There were times as a pastor I would say things that I feared I’d get some disagreement on. No one would question me on it. Though I have no way to know how often my sermons were the subject of discussions around the Sunday lunch table.

I disagree with my pastor on a lot of things, but I never talk to him about them. He knows about some of my spiritual problems, so it’s not like I’m trying to conform outwardly.

I think a lot of people are intimidated by their pastors, even when the pastor is perfectly responsible, kind, and friendly. I think social separation goes with the job. Because you are a pastor, many people in your congregation will never be able to accept you as a normal friend or even casually talk to you about many of their concerns. At least, I know this is true of my relationship to my pastor, who is a good man. I don’t dislike him, and he tries to be nice, but I feel intimidated anyways. I can hardly talk to him.

Talking to the pastor always becomes awkward, because I feel a need to be too artificially nice and sincere, and I think the pastor sounds too nice, too. I also can’t shake the feeling that he doesn’t really have time for my petty theological quibbling.

This doesn’t mean I take everything the pastor says as immutable Gospel truth. I privately reject some of his teachings.

Leah Burchfiel
Leah Burchfiel

Eh, this reads as entirely your mileage may vary to me. It’s based entirely on what your perception of Christianity is, and since denominations are things that exist, obviously not everyone agrees on what Christianity is/ought to be. This seems to be a thing that relies more on perception than anything else, since the reality is too multifaceted and contradictory to even be coherent. Not to mention the No True Scotsman tendencies.

E. Stephen Burnett

In this comment, notleia is clearly stating that Christianity can mean many things, but also not mean certain things (including “the Bible is made up of myths). She’s also clearly contending that denominations are excellent indications of Christianity’s diversity, and that a Borg-like conformity that many denomination critics imply they want instead would actually be a bad thing. Have I read your comment with respect for your intended meaning, notleia? 🙂

Leah Burchfiel
Leah Burchfiel

It’s a suitable interpretation, but there is much to be discussed in the concept of “does not mean certain things.” In my lit classes, my professors encouraged making new interpretations or insights as long as you had textual support. Let me tell you what a wide range of responses there were, some good and some stretching plausibility. So there is a good deal of leeway, and the categories would probably be better named “what it could mean” and “what seems implausible.” (And see my comment on inerrancy for my case that a solid portion of the Bible, specifically the Old Testament, could be myth.)

D. M. Dutcher

R.L. no offense, but we aren’t babies. I’m really getting tired of the boundaries and worries about Christian spec fic in general. I know what Christian doctrine is, and I can tell what is fiction and what’s not. Even if not, this is what review culture is for.
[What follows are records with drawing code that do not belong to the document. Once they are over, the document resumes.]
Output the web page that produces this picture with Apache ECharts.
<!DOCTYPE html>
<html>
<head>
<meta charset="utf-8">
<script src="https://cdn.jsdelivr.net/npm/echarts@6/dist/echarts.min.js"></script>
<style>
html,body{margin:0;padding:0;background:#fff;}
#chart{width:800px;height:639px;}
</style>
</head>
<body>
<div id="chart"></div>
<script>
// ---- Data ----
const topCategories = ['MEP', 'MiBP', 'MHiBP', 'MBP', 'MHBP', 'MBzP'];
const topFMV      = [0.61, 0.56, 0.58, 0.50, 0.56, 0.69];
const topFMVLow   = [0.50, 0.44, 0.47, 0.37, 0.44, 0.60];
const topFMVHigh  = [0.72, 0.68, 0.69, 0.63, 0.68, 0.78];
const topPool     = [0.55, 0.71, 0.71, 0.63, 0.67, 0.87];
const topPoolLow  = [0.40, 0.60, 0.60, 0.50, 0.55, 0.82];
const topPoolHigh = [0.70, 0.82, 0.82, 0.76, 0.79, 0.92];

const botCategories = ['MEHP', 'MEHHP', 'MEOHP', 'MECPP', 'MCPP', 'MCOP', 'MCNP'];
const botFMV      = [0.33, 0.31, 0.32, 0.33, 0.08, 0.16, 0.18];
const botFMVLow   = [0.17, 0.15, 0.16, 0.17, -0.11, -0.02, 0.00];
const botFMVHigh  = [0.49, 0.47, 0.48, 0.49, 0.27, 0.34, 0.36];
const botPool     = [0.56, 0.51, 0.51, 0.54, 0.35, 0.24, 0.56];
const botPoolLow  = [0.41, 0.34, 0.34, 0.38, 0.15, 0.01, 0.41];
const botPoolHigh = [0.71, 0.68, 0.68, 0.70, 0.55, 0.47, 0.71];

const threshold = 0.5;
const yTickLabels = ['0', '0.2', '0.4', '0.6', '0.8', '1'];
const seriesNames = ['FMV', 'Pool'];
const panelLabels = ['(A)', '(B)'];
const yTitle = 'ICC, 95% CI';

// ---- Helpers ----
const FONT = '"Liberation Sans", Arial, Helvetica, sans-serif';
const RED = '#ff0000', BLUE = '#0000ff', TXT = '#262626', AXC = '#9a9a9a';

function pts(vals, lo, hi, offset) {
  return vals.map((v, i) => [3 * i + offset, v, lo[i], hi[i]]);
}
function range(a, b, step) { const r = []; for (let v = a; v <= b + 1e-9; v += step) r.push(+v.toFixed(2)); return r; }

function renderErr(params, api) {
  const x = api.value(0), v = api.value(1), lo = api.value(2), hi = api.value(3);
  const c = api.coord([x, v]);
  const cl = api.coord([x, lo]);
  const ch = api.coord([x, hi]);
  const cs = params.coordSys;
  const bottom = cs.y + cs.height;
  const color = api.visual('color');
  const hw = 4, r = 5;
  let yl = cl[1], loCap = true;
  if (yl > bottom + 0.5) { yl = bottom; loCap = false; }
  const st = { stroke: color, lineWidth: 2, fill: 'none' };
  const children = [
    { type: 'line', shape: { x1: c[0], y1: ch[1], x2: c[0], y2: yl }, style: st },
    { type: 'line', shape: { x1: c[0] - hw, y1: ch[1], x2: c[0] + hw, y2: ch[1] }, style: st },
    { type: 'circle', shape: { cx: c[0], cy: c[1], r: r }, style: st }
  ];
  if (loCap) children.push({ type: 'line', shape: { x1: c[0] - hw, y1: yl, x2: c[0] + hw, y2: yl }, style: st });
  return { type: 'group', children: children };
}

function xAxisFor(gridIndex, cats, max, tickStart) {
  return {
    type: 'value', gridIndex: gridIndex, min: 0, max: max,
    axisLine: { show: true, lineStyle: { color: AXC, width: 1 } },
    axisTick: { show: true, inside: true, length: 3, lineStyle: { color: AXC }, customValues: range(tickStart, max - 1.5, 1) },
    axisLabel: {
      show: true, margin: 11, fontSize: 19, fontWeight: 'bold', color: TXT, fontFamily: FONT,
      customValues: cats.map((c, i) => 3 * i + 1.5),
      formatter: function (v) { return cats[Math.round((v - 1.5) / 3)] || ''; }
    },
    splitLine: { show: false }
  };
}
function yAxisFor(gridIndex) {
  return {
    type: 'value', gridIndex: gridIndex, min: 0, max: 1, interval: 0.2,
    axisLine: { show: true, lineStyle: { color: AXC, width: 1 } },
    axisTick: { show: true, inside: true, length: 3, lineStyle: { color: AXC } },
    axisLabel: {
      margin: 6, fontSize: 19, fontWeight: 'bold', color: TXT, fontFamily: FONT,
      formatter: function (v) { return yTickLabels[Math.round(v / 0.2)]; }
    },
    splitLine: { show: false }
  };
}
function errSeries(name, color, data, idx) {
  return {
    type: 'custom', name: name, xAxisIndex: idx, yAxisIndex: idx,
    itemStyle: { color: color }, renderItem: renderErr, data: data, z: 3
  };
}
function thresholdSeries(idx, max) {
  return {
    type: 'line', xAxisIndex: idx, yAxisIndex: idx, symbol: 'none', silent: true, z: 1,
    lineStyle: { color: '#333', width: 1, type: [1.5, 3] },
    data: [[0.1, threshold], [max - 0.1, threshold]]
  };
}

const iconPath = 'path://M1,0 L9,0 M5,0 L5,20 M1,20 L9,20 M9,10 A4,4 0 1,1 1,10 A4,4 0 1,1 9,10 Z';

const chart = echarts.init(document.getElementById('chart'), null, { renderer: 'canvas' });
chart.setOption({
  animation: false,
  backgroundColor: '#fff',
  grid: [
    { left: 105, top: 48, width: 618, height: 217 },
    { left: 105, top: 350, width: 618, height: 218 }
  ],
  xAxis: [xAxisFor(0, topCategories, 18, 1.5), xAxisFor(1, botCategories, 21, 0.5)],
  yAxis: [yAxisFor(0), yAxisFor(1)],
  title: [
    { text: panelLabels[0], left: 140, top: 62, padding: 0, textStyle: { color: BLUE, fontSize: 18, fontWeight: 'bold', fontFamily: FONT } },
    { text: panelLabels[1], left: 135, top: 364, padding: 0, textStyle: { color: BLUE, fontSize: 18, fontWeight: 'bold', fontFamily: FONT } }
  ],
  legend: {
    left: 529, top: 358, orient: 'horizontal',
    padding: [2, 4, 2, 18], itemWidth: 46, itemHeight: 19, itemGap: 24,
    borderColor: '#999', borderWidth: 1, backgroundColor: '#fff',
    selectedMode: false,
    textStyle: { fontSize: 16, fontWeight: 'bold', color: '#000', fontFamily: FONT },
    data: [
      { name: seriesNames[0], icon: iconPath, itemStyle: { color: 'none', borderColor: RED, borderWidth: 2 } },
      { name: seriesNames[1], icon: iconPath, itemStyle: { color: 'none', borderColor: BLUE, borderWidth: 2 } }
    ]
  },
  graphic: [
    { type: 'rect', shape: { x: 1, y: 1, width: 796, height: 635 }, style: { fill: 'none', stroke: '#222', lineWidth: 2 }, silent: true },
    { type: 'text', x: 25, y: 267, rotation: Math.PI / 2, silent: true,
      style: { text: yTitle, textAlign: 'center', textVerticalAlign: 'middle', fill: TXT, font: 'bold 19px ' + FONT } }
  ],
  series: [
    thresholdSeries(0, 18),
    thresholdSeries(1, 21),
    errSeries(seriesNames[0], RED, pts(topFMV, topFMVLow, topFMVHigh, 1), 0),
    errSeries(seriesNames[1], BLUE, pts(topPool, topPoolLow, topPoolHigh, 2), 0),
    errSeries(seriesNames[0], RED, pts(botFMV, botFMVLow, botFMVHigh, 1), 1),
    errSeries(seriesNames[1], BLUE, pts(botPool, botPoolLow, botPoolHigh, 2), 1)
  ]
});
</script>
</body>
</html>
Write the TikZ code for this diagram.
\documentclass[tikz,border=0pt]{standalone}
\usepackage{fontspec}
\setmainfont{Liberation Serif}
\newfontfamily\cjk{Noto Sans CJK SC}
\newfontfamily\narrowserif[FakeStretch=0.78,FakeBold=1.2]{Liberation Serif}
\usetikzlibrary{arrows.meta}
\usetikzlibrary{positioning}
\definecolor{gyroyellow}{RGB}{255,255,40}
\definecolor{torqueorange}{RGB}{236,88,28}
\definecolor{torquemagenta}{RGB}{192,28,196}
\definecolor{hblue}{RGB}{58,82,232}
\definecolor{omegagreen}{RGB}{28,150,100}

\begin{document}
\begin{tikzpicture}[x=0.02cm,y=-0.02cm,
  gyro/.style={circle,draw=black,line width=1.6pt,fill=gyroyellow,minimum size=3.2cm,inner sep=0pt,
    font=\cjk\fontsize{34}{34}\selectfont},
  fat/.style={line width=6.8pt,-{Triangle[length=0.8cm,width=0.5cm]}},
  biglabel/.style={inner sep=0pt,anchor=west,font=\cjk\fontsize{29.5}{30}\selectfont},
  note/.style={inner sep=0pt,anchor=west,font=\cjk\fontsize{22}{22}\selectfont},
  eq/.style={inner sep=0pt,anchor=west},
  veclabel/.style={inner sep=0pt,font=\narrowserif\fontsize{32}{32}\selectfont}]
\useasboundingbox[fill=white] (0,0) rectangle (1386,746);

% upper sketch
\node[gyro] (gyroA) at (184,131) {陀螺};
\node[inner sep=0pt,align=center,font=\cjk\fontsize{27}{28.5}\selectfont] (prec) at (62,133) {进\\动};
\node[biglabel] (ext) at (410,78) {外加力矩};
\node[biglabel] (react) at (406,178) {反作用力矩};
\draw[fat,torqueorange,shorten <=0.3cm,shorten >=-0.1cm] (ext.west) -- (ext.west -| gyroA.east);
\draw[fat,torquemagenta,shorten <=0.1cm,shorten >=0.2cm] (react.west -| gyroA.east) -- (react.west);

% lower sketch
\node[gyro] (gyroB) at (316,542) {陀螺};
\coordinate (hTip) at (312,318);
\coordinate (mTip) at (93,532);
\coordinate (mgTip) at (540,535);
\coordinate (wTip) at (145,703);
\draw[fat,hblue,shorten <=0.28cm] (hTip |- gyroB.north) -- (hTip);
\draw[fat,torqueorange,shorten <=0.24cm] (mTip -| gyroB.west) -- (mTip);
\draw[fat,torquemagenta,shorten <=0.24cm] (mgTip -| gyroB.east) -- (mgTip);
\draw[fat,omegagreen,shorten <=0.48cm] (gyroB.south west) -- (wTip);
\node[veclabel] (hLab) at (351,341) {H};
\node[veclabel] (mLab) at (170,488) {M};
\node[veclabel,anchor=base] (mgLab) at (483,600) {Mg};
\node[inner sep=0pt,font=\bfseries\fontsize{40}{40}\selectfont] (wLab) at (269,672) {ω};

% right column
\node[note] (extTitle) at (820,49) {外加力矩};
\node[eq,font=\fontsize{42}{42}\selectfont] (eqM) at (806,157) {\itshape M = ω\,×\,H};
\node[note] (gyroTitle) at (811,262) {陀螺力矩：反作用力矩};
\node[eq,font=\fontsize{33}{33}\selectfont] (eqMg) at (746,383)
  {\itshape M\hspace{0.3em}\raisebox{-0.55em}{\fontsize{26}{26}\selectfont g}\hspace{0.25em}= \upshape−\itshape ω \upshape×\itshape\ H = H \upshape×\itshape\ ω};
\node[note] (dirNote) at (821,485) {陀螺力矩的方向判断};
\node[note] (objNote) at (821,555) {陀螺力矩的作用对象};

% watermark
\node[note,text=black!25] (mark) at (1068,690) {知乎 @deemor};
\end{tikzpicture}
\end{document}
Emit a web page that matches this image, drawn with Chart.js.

I think there’s too much learned helplessness in the Christian world. Like people are helpless things that get information poured into them and can’t do anything but accept. The fear of this is leading to banal works that refuse to do what good fantasy and science fiction does; make you think. Stuff like this post reinforces this mindset.

If we treat our readers like babies, we’re going to give them infantile works.

David Bergsland

We have to treat them as babes, because they are still spiritual babes. We can’t even give them meat because it would choke them. You know the state of the church in America today if your eyes are open. We need to educate them, gently firmly, with humor, and a good time of serious play. The average Christian today has never read the Bible. I could go on for hours…

D. M. Dutcher

Didactic fantasy is usually bad fantasy.

Writers tell stories. We don’t pull people into churches, we can’t teach doctrine except very subtly, we can’t get them to read the Bible, and we aren’t replacements for pastors, teachers, evangelists, or fellow Christians. If you try and burden us beyond the nature of the craft, you just get bad fiction.

I agree fully with the problems you state, but people overstate the power of the arts to fix them.

Ashlee Willis

Great article and some very thought-provoking ideas. I do feel as a Christian I must be “conscious” about everything I do – and that includes the books I decide to read. If I read a book that has beliefs that are not Biblical, it is up to me to keep myself from being influenced by them. In other words, I need to know the Scripture well enough to know the difference between what I should believe and what is … well, fiction! It’s a hard line to walk sometimes. Thanks for the great thoughts!

Steve Taylor
Steve Taylor

It was Flavor Aid not Koolaid. (See I was paying attention).

The comment look interesting but I’ll have to take a day off work to read them. I might even have something worthy to add.